How a company benchmarks may depend on available resources, deadlines, and the number of alternative sources of information.
Best-practice benchmarking focuses on identifying outstanding techniques. For example, Information technology benchmarking includes data processing, systems analysis, programming, end-user support, and networks.

Infrastructure benchmarking includes data centers, networks, data/information, end-user support, and distribution remote centers.
Application benchmarking includes system analysis, development and maintenance programming, and functionality.

Strategy benchmarking includes skills assessment, information technology strategy, business-technology alignment, and delineation of roles and responsibilities. There are many motivators that drive the different types of benchmarking. Application benchmarking and infrastructure benchmarking, for example, use such motivators as cost, quality, competition, and goal setting. 
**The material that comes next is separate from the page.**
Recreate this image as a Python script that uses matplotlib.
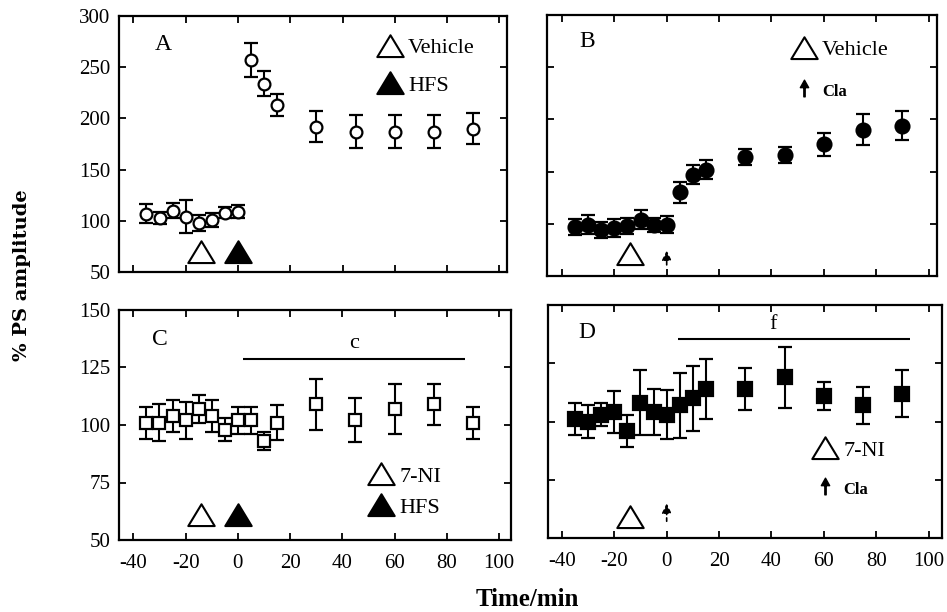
import numpy as np
import matplotlib.pyplot as plt
from matplotlib.lines import Line2D
from matplotlib.path import Path

plt.rcParams['font.family'] = ['Liberation Serif', 'DejaVu Serif']
plt.rcParams['axes.unicode_minus'] = False

# sampling times (min), same for all four panels
time_min = [-35, -30, -25, -20, -15, -10, -5, 0, 5, 10, 15, 30, 45, 60, 75, 90]

# A: vehicle + HFS
amp_a = [107, 103, 110, 104, 98, 101, 108, 109, 257, 234, 213, 192, 187, 187, 187, 190]
err_a = [9, 6, 7, 16, 8, 7, 5, 6, 17, 12, 11, 15, 16, 16, 16, 15]
# B: vehicle + Cla
amp_b = [97, 99, 94, 96, 98, 104, 99, 99, 130, 147, 152, 164, 166, 176, 190, 194]
err_b = [8, 9, 8, 9, 8, 9, 7, 8, 10, 9, 9, 8, 8, 11, 15, 14]
# C: 7-NI + HFS
amp_c = [101, 101, 104, 102, 107, 104, 98, 102, 102, 93, 101, 109, 102, 107, 109, 101]
err_c = [7, 8, 7, 8, 6, 7, 5, 6, 6, 4, 7.5, 11, 9.6, 11, 9, 7]
# D: 7-NI + Cla
amp_d = [101, 100, 103, 104, 96, 108, 104, 103, 107, 110, 114, 114, 119, 111, 107, 112]
err_d = [7, 7, 5, 9, 7, 14, 10, 10.5, 14, 14, 13, 9, 13, 6, 8, 10]

# application times
drug_time = -14
hfs_time = 0
cla_time = 0

# significance bars (start, end, level)
c_bar = [2, 87, 128.5]
f_bar = [4.5, 93, 135.5]

W, H = 947, 612
fig = plt.figure(figsize=(W / 100, H / 100), dpi=100)


def make_ax(l, r, t, b):
    return fig.add_axes([l / W, 1 - b / H, (r - l) / W, (b - t) / H])


# squat triangle (wider than tall) like the original symbols
tri_marker = Path([(-1, -0.8), (1, -0.8), (0, 0.85), (-1, -0.8)],
                  [Path.MOVETO, Path.LINETO, Path.LINETO, Path.CLOSEPOLY])
# small arrow used for Cla
cla_marker = Path(
    [(-0.5, 0.1), (0.5, 0.1), (0, 1), (-0.5, 0.1),
     (-0.08, 0.1), (0.08, 0.1), (0.08, -1), (-0.08, -1), (-0.08, 0.1)],
    [Path.MOVETO, Path.LINETO, Path.LINETO, Path.CLOSEPOLY,
     Path.MOVETO, Path.LINETO, Path.LINETO, Path.LINETO, Path.CLOSEPOLY])

axA = make_ax(119, 507, 16, 272)
axB = make_ax(547, 937, 15, 276)
axC = make_ax(119, 511, 310, 540)
axD = make_ax(548, 942, 305, 538)

axA.set_xlim(-45.5, 102.9)
axB.set_xlim(-45.7, 103.2)
axC.set_xlim(-45.5, 104.6)
axD.set_xlim(-45.3, 105.1)
for ax in (axA, axB):
    ax.set_ylim(50, 300)
    ax.set_yticks(range(50, 301, 50))
for ax in (axC, axD):
    ax.set_ylim(50, 150)
    ax.set_yticks(range(50, 151, 25))

for ax in (axA, axB, axC, axD):
    ax.set_xticks(range(-40, 101, 20))
    ax.tick_params(direction='in', length=5, width=1.3, top=True, right=True,
                   labelsize=15, pad=6)
    ax.tick_params(axis='x', pad=10)
    for s in ax.spines.values():
        s.set_linewidth(1.6)
axA.tick_params(labelbottom=False)
axB.tick_params(labelbottom=False, labelleft=False)
axD.tick_params(labelleft=False)

eb = dict(ls='none', color='k', ecolor='k', elinewidth=1.5, capsize=5, capthick=1.5, mew=1.6)
axA.errorbar(time_min, amp_a, yerr=err_a, marker='o', ms=8.5, mfc='white', mec='k', **eb)
axB.errorbar(time_min, amp_b, yerr=err_b, marker='o', ms=10, mfc='k', mec='k', **eb)
axC.errorbar(time_min, amp_c, yerr=err_c, marker='s', ms=9, mfc='white', mec='k', **eb)
axD.errorbar(time_min, amp_d, yerr=err_d, marker='s', ms=10, mfc='k', mec='k', **eb)

# application markers
tri = dict(marker=tri_marker, ms=19, mew=1.5, mec='k', ls='none', clip_on=False)
axA.plot([drug_time], [70], mfc='white', **tri)
axA.plot([hfs_time], [70], mfc='k', **tri)
axB.plot([drug_time], [71], mfc='white', **tri)
axC.plot([drug_time], [61], mfc='white', **tri)
axC.plot([hfs_time], [61], mfc='k', **tri)
axD.plot([drug_time], [59], mfc='white', **tri)

arrow = dict(arrowstyle='-|>', color='k', lw=1.2, ls=(0, (2, 2)), mutation_scale=14)
axB.annotate('', xy=(cla_time, 77), xytext=(cla_time, 58), arrowprops=arrow)
axD.annotate('', xy=(cla_time, 66), xytext=(cla_time, 56), arrowprops=arrow)

# significance bars
axC.hlines(c_bar[2], c_bar[0], c_bar[1], color='k', lw=1.5)
axC.text((c_bar[0] + c_bar[1]) / 2, c_bar[2] + 3, 'c', ha='center', va='bottom', fontsize=16)
axD.hlines(f_bar[2], f_bar[0], f_bar[1], color='k', lw=1.5)
axD.text((f_bar[0] + f_bar[1]) / 2 - 8, f_bar[2] + 2, 'f', ha='center', va='bottom', fontsize=16)

# panel letters
for ax, lab, (x, y) in zip((axA, axB, axC, axD), 'ABCD',
                           [(0.113, 0.887), (0.103, 0.897), (0.105, 0.87), (0.099, 0.88)]):
    ax.text(x, y, lab, transform=ax.transAxes, ha='center', va='center', fontsize=17)

# legends
h_open = Line2D([], [], marker=tri_marker, ms=19, mfc='white', mec='k', mew=1.5, ls='none')
h_fill = Line2D([], [], marker=tri_marker, ms=19, mfc='k', mec='k', mew=1.5, ls='none')
h_cla = Line2D([], [], marker=cla_marker, ms=12, color='k', ls='none')
lg = dict(loc='upper left', frameon=False, borderpad=0, borderaxespad=0,
          handlelength=1.2, handletextpad=0.2, fontsize=16)

legA = axA.legend([h_open, h_fill], ['Vehicle', 'HFS'], bbox_to_anchor=(0.665, 0.915),
                  labelspacing=0.75, **lg)
legB = axB.legend([h_open, h_cla], ['Vehicle', 'Cla'], bbox_to_anchor=(0.625, 0.905),
                  labelspacing=0.9, **lg)
legC = axC.legend([h_open, h_fill], ['7-NI', 'HFS'], bbox_to_anchor=(0.635, 0.32),
                  labelspacing=0.45, **lg)
legD = axD.legend([h_open, h_cla], ['7-NI', 'Cla'], bbox_to_anchor=(0.67, 0.42),
                  labelspacing=0.8, **lg)
for leg in (legB, legD):
    t = leg.get_texts()[1]
    t.set_fontsize(12)
    t.set_fontweight('bold')

fig.text(22 / W, 1 - 275 / H, '% PS amplitude', rotation=90, ha='center', va='center',
         fontsize=14, fontweight='bold', family='DejaVu Serif')
fig.text(527 / W, 1 - 600 / H, 'Time/min', ha='center', va='center',
         fontsize=18, fontweight='bold')

fig.savefig('out.png', dpi=100)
An advantage of benchmarking is that it facilitates the process of change, clearly laying out the types of solutions external organizations have used and providing a global perspective on how part of the company affects the whole. It further helps focus improvement in the areas where actual gains can be made. 

Since management from top to bottom is responsible for the continued operation and evaluation of the company, it is imperative that management be committed as a team to using and implementing benchmarking strategies. A strong network of personal contacts as well as having an open mind to ideas is other keys.

In order to implement benchmarking at all stages, there must be a well-trained team of people in order for the process to work accurately and efficiently. Based on the information gathered by a well-trained team, there must also be an effort toward continuous improvement.

Other keys include a benchmarking process that has historical success, sufficient time and staff, and complete understanding of the processes to be benchmarked. In almost any type of program that a company researches or intends to implement, there must be goals and objectives set for that specific program. Benchmarking is no different.

Successful companies determine goals and objectives, focus on them, keep them simple, and follow through on them. As in any program, it is always imperative to gather accurate and consistent information which translates into value added to the company as well as its employees. Comparing your own business to a rival is essential when competing.

Without it, you would never know how successful your performance is in a market or whether you perform one or another task better than your competitor does. For example, 85% customer satisfaction might look great for you or even compared to your industry’s average, but what if some other companies (not necessarily rivals) easily achieve 97% rate? In this situation, your 85% satisfaction rate doesn’t look that brilliant.